▶ **The request**
From the first line of the listing below, retype each line up to and including the one with "12.43, 12.83, 13.31]"; pictures stay out.
===============
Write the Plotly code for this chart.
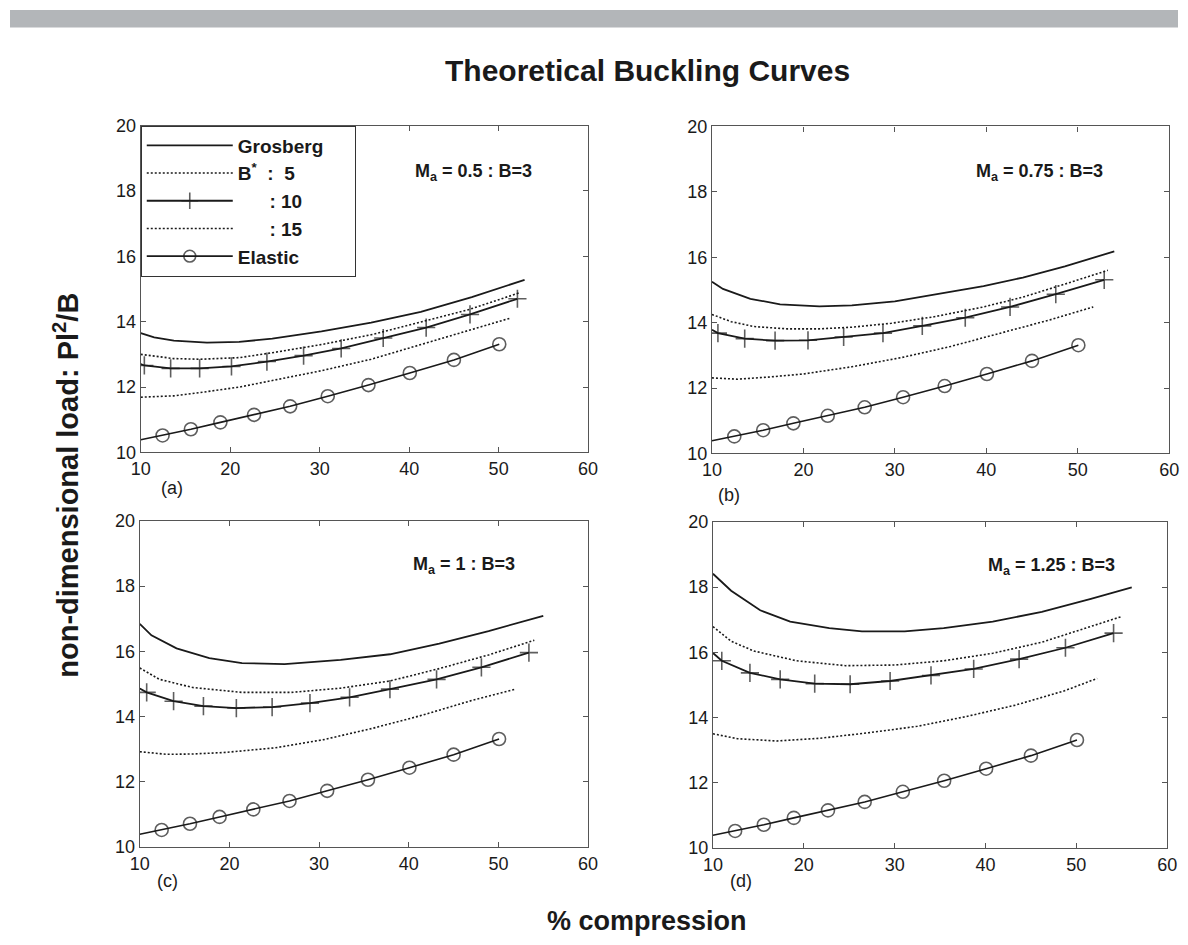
import plotly.graph_objects as go

# ---------------- data ----------------
X_TICKS = [10, 20, 30, 40, 50, 60]
Y_TICKS = [10, 12, 14, 16, 18, 20]

# Elastic curve (identical in all four panels); first point has no marker
elastic_x = [10, 12.44, 15.6, 18.9, 22.66, 26.7, 30.9, 35.45, 40.07, 45.0, 50.07]
elastic_y = [10.39, 10.52, 10.71, 10.92, 11.15, 11.41, 11.72, 12.06, 12.43, 12.83, 13.31]

# Panel (a)  M_a = 0.5
grosberg_a_x = [10, 11.5, 13.7, 17.4, 21.0, 24.7, 30.2, 35.75, 41.3, 47.0, 52.9]
grosberg_a_y = [13.65, 13.52, 13.42, 13.36, 13.38, 13.48, 13.70, 13.97, 14.30, 14.75, 15.28]
b5_a_x = [10, 13.7, 16.65, 21.05, 24.7, 30.2, 35.75, 41.3, 46.8, 52.3]
b5_a_y = [13.0, 12.87, 12.85, 12.9, 13.05, 13.30, 13.6, 14.0, 14.38, 14.88]
b10_a_x = [10, 10.4, 13.34, 16.58, 20.14, 24.1, 28.2, 32.4, 37.1, 41.9, 46.8, 52.1]
b10_a_y = [12.70, 12.66, 12.57, 12.57, 12.63, 12.78, 12.96, 13.18, 13.50, 13.82, 14.22, 14.70]
b15_a_x = [10, 13.7, 17.4, 21.05, 24.7, 30.2, 35.75, 41.3, 46.8, 51.2]
b15_a_y = [11.69, 11.73, 11.86, 12.0, 12.2, 12.5, 12.85, 13.3, 13.75, 14.1]

# Panel (b)  M_a = 0.75
grosberg_b_x = [10, 11.2, 14.2, 17.45, 21.75, 25.3, 30, 34.3, 39.7, 44, 48.6, 54.0]
grosberg_b_y = [15.25, 15.03, 14.73, 14.56, 14.50, 14.53, 14.65, 14.85, 15.12, 15.38, 15.72, 16.18]
b5_b_x = [10, 12.1, 14.6, 18.2, 21.75, 25.3, 29.6, 34.3, 39.7, 44, 48.6, 53.3]
b5_b_y = [14.25, 14.03, 13.88, 13.81, 13.81, 13.86, 13.98, 14.18, 14.48, 14.78, 15.18, 15.6]
b10_b_x = [10, 10.65, 13.58, 16.9, 20.5, 24.4, 28.7, 33.0, 37.7, 42.6, 47.6, 52.9]
b10_b_y = [13.78, 13.68, 13.51, 13.45, 13.46, 13.56, 13.68, 13.90, 14.15, 14.48, 14.87, 15.31]
b15_b_x = [10, 12.8, 16.4, 20, 25.3, 30.7, 36.1, 41.5, 46.9, 51.7]
b15_b_y = [12.31, 12.27, 12.34, 12.43, 12.65, 12.93, 13.27, 13.68, 14.08, 14.48]

# Panel (c)  M_a = 1
grosberg_c_x = [10, 11.3, 14.1, 17.75, 21.4, 26.15, 32.4, 37.9, 43.4, 48.9, 55.0]
grosberg_c_y = [16.84, 16.49, 16.09, 15.79, 15.64, 15.61, 15.74, 15.91, 16.24, 16.62, 17.09]
b5_c_x = [10, 12.2, 15.9, 21.4, 26.9, 32.4, 37.9, 43.4, 48.9, 54.0]
b5_c_y = [15.49, 15.14, 14.89, 14.74, 14.74, 14.87, 15.09, 15.47, 15.89, 16.34]
b10_c_x = [10, 10.77, 13.77, 17.1, 20.77, 24.76, 28.98, 33.4, 37.9, 43.1, 48.1, 53.4]
b10_c_y = [14.86, 14.74, 14.47, 14.32, 14.26, 14.29, 14.41, 14.59, 14.84, 15.14, 15.51, 15.96]
b15_c_x = [10, 13, 15.9, 19.6, 25.1, 30.5, 36, 41.5, 47, 51.9]
b15_c_y = [12.92, 12.84, 12.85, 12.9, 13.04, 13.29, 13.64, 14.04, 14.49, 14.84]

# Panel (d)  M_a = 1.25
grosberg_d_x = [10, 12, 15.2, 18.5, 22.8, 26.4, 31.1, 35.4, 40.8, 46.2, 51.6, 56.1]
grosberg_d_y = [18.41, 17.89, 17.29, 16.94, 16.74, 16.64, 16.64, 16.74, 16.94, 17.24, 17.64, 17.99]
b5_d_x = [10, 12, 14.5, 19.2, 24.6, 30, 35.4, 40.8, 46.2, 51.6, 54.9]
b5_d_y = [16.79, 16.34, 16.04, 15.74, 15.59, 15.61, 15.74, 15.97, 16.31, 16.79, 17.09]
b10_d_x = [10, 10.97, 14.07, 17.4, 21.2, 25.1, 29.5, 34.0, 38.7, 43.7, 48.8, 54.1]
b10_d_y = [15.98, 15.74, 15.37, 15.17, 15.04, 15.02, 15.12, 15.29, 15.49, 15.79, 16.14, 16.59]
b15_d_x = [10, 12.7, 17, 21.7, 27.1, 32.5, 37.9, 43.3, 48.7, 52.3]
b15_d_y = [13.5, 13.35, 13.28, 13.36, 13.53, 13.73, 14.03, 14.38, 14.82, 15.2]

NB = "\u00a0"
legend_names = ["Grosberg" + NB * 5, "B<sup>*</sup>" + NB + " :" + NB + " 5",
                NB * 5 + " : 10", NB * 5 + " : 15", "Elastic"]
panel_tags = ["(a)", "(b)", "(c)", "(d)"]
ma_texts = ["M<sub>a</sub> = 0.5 : B=3", "M<sub>a</sub> = 0.75 : B=3",
            "M<sub>a</sub> = 1 : B=3", "M<sub>a</sub> = 1.25 : B=3"]

# ---------------- layout helpers ----------------
W, H = 1188, 945
FONT = "Liberation Sans, Arial, Helvetica, sans-serif"
INK = "#1a1a1a"

def px_x(p):
    return p / W

def px_y(p):
    return 1 - p / H

# plot areas in pixels: (left, right, top, bottom)
boxes = [(133, 588, 118, 452), (714, 1179, 119, 453),
         (132, 588, 522, 855), (715, 1177, 523, 856)]

panels = [
    (grosberg_a_x, grosberg_a_y, b5_a_x, b5_a_y, b10_a_x, b10_a_y, b15_a_x, b15_a_y),
    (grosberg_b_x, grosberg_b_y, b5_b_x, b5_b_y, b10_b_x, b10_b_y, b15_b_x, b15_b_y),
    (grosberg_c_x, grosberg_c_y, b5_c_x, b5_c_y, b10_c_x, b10_c_y, b15_c_x, b15_c_y),
    (grosberg_d_x, grosberg_d_y, b5_d_x, b5_d_y, b10_d_x, b10_d_y, b15_d_x, b15_d_y),
]

fig = go.Figure()
DOT = "2px,2px"
LW = 1.8

for i, (gx, gy, b5x, b5y, b10x, b10y, b15x, b15y) in enumerate(panels):
    sfx = "" if i == 0 else str(i + 1)
    xa, ya = "x" + sfx, "y" + sfx
    show = i == 0
    fig.add_trace(go.Scatter(x=gx, y=gy, mode="lines", name=legend_names[0],
                             line=dict(color=INK, width=LW), xaxis=xa, yaxis=ya,
                             showlegend=show, legendrank=1))
    fig.add_trace(go.Scatter(x=b5x, y=b5y, mode="lines", name=legend_names[1],
                             line=dict(color=INK, width=1.6, dash=DOT), xaxis=xa, yaxis=ya,
                             showlegend=show, legendrank=2))
    fig.add_trace(go.Scatter(x=b10x, y=b10y, mode="lines+markers", name=legend_names[2],
                             line=dict(color=INK, width=LW),
                             marker=dict(symbol="cross-thin-open", color=INK,
                                         size=[0] + [13] * (len(b10x) - 1),
                                         line=dict(color=INK, width=1.6)),
                             xaxis=xa, yaxis=ya, showlegend=show, legendrank=3))
    fig.add_trace(go.Scatter(x=b15x, y=b15y, mode="lines", name=legend_names[3],
                             line=dict(color=INK, width=1.6, dash=DOT), xaxis=xa, yaxis=ya,
                             showlegend=show, legendrank=4))
    fig.add_trace(go.Scatter(x=elastic_x, y=elastic_y, mode="lines+markers", name=legend_names[4],
                             line=dict(color=INK, width=1.6),
                             marker=dict(symbol="circle-open", color=INK,
                                         size=[0] + [13] * (len(elastic_x) - 1),
                                         line=dict(color=INK, width=1.6)),
                             xaxis=xa, yaxis=ya, showlegend=show, legendrank=5))

axis_common = dict(showline=True, mirror="ticks", linecolor="#555555", linewidth=1.2,
                   ticks="inside", ticklen=5, tickwidth=1, tickcolor="#555555",
                   showgrid=False, zeroline=False,
                   tickfont=dict(family=FONT, size=18, color=INK))

layout_axes = {}
for i, (l, r, t, b) in enumerate(boxes):
    sfx = "" if i == 0 else str(i + 1)
    layout_axes["xaxis" + sfx] = dict(axis_common, domain=[px_x(l), px_x(r)], range=[10, 60],
                                      tickvals=X_TICKS, anchor="y" + sfx)
    layout_axes["yaxis" + sfx] = dict(axis_common, domain=[px_y(b), px_y(t)], range=[10, 20],
                                      tickvals=Y_TICKS, anchor="x" + sfx)

annotations = [
    dict(text="Theoretical Buckling Curves", x=px_x(648), y=px_y(62),
         font=dict(family=FONT, size=30, color=INK, weight="bold")),
    dict(text="% compression", x=px_x(648), y=px_y(931),
         font=dict(family=FONT, size=27, color=INK, weight="bold")),
    dict(text="non-dimensional load: Pl<sup>2</sup>/B", x=px_x(57), y=px_y(486), textangle=-90,
         font=dict(family=FONT, size=29, color=INK, weight="bold")),
]
tag_pos = [(165, 488), (731, 495), (160, 890), (744, 890)]
for tag, (tx, ty) in zip(panel_tags, tag_pos):
    annotations.append(dict(text=tag, x=px_x(tx), y=px_y(ty),
                            font=dict(family=FONT, size=18, color=INK)))
ma_pos = [(410, 166), (980, 166), (408, 568), (993, 569)]
for txt, (mx, my) in zip(ma_texts, ma_pos):
    annotations.append(dict(text=txt, x=px_x(mx), y=px_y(my), xanchor="left",
                            font=dict(family=FONT, size=18, color=INK, weight="bold")))
for a in annotations:
    a.update(xref="paper", yref="paper", showarrow=False)
    a.setdefault("xanchor", "center")
    a.setdefault("yanchor", "middle")

fig.update_layout(
    width=W, height=H, margin=dict(l=0, r=0, t=0, b=0),
    paper_bgcolor="white", plot_bgcolor="white",
    showlegend=True,
    legend=dict(x=px_x(133), y=px_y(118), xanchor="left", yanchor="top",
                bgcolor="white", bordercolor="#333333", borderwidth=1,
                itemwidth=86, tracegroupgap=0,
                font=dict(family=FONT, size=19, color=INK, weight="bold")),
    annotations=annotations,
    shapes=[dict(type="rect", xref="paper", yref="paper", x0=0, x1=1, y0=px_y(18), y1=1,
                 fillcolor="#b3b6b9", line=dict(width=0), layer="below")],
    **layout_axes,
)

fig.write_html("out.html")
===============
▶ **Result**
Write the Plotly code for this chart.
import plotly.graph_objects as go

# ---------------- data ----------------
X_TICKS = [10, 20, 30, 40, 50, 60]
Y_TICKS = [10, 12, 14, 16, 18, 20]

# Elastic curve (identical in all four panels); first point has no marker
elastic_x = [10, 12.44, 15.6, 18.9, 22.66, 26.7, 30.9, 35.45, 40.07, 45.0, 50.07]
elastic_y = [10.39, 10.52, 10.71, 10.92, 11.15, 11.41, 11.72, 12.06, 12.43, 12.83, 13.31]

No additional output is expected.